An international panel of judges voted in favour of the expressions
aged under screwcap, a particularly impactful result to occur on Italian
soil, where this closure was until recently banned from use in many of the country’s most prestigious wines such as Brunello di Montalcino, and still remains controversial.
By contrast, many Australian winemakers have embraced screwcap for
long enough to have built up evidence of how this closure performs for
wines produced with a considerable period of bottle aging in mind.

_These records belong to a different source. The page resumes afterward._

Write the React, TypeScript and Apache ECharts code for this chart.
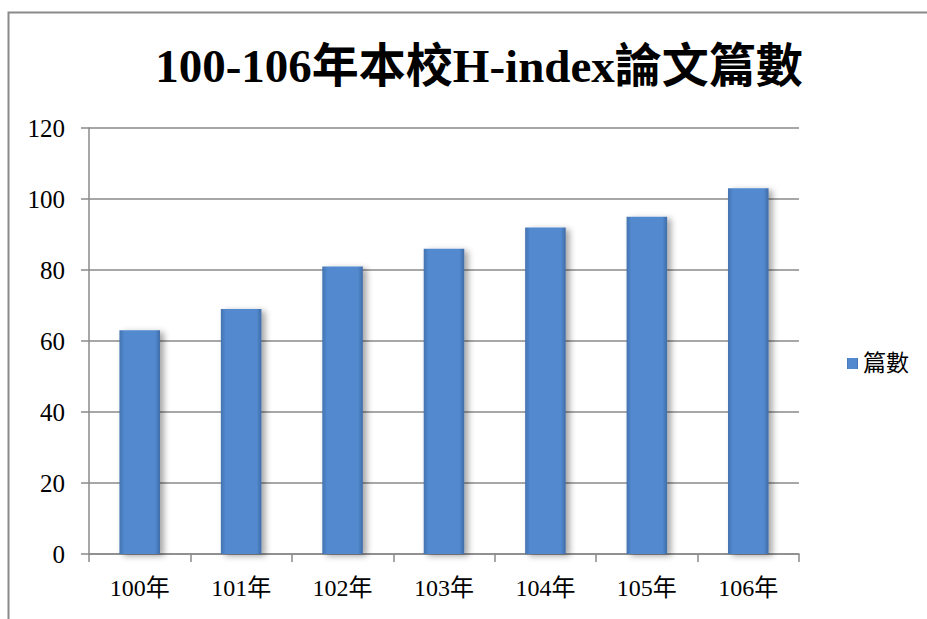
import React, { useEffect, useRef } from "react";
import * as echarts from "echarts";

const titleText = "100-106年本校H-index論文篇數";
const categories = ["100年", "101年", "102年", "103年", "104年", "105年", "106年"];
const seriesName = "篇數";
const values = [63, 69, 81, 86, 92, 95, 103];
const yMin = 0;
const yMax = 120;
const yStep = 20;

export default function App() {
  const ref = useRef<HTMLDivElement>(null);
  useEffect(() => {
    if (!ref.current) return;
    const chart = echarts.init(ref.current, undefined, { renderer: "svg" });
    const serif = "Liberation Serif, Times New Roman, Noto Sans CJK TC, serif";
    chart.setOption({
      animation: false,
      backgroundColor: "#ffffff",
      title: {
        text: titleText,
        left: 474,
        textAlign: "center",
        top: 37,
        textStyle: {
          fontFamily: serif,
          fontWeight: "bold",
          fontSize: 47,
          color: "#000",
        },
      },
      graphic: [
        {
          type: "rect",
          shape: { x: 8.5, y: 12.5, width: 940, height: 640 },
          style: { fill: "none", stroke: "#8a8a8a", lineWidth: 2 },
          silent: true,
          z: -1,
        },
      ],
      legend: {
        left: 842,
        top: 347,
        orient: "vertical",
        itemWidth: 11,
        itemHeight: 11,
        itemGap: 6,
        icon: "rect",
        textStyle: { fontFamily: serif, fontSize: 23, color: "#000" },
        data: [seriesName],
      },
      grid: { left: 89, right: 128, top: 128, bottom: 65, containLabel: false },
      xAxis: {
        type: "category",
        data: categories,
        axisLine: { show: true, lineStyle: { color: "#8a8a8a", width: 1.5 } },
        axisTick: { show: true, length: 8, inside: false, lineStyle: { color: "#8a8a8a", width: 1.5 } },
        axisLabel: { margin: 22, fontFamily: serif, fontSize: 24, color: "#000" },
      },
      yAxis: {
        type: "value",
        min: yMin,
        max: yMax,
        interval: yStep,
        axisLine: { show: true, lineStyle: { color: "#8a8a8a", width: 1.5 } },
        axisTick: { show: true, length: 8, lineStyle: { color: "#8a8a8a", width: 1.5 } },
        axisLabel: { margin: 24, fontFamily: serif, fontSize: 25, color: "#000" },
        splitLine: { show: true, lineStyle: { color: "#8a8a8a", width: 1.5 } },
      },
      series: [
        {
          name: seriesName,
          type: "bar",
          data: values,
          barCategoryGap: "60%",
          itemStyle: {
            color: new echarts.graphic.LinearGradient(0, 0, 1, 0, [
              { offset: 0, color: "#4473b0" },
              { offset: 0.12, color: "#5289cf" },
              { offset: 0.88, color: "#5289cf" },
              { offset: 1, color: "#406ca6" },
            ]),
            shadowBlur: 6,
            shadowOffsetX: 4,
            shadowOffsetY: 2,
            shadowColor: "rgba(0,0,0,0.35)",
          },
        },
      ],
    });
    return () => chart.dispose();
  }, []);
  return (
    <div
      ref={ref}
      style={{ position: "fixed", left: 0, top: 0, width: 927, height: 619 }}
    />
  );
}
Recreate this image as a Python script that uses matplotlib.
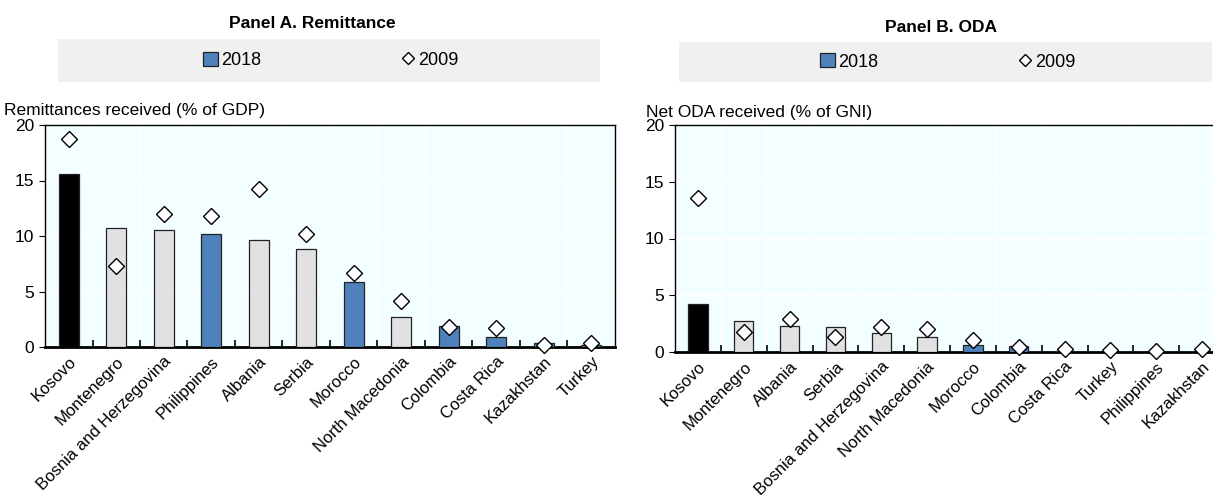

“These wines have the potential to break down prejudices, as this
tasting has demonstrated,” commented Stelzer. He also noted that
overcoming the “misconception” that screwcaps are inferior formed part
of a wider challenge for Australian of building a global following for
its top wines.
Reacting to the result, Venice sommelier Annie Martin-Stefannato
admitted: “we will have to change our mindset”. Meanwhile Panama wine
expert Fabrizio Cezzi expressed his surprise at the outcome, saying: “I
did not expect that they would age so well – even better than under
cork, it really surprised me.”
Despite the findings of this event, the cork industry continues to fight its corner. In addition to extensive research to tackle TCA, or cork taint, companies such as Amorim have also investigated the beneficial influences brought to a wine by the phenolic compounds that are naturally present in cork stoppers.
Meanwhile synthetic closure specialist Nomacorc has now launched a stopper derived partly from plant-based polymers
rather than oil, as well as offering its Select Series product in a
variety of Oxygen Transmission Rates to suit different styles of wine.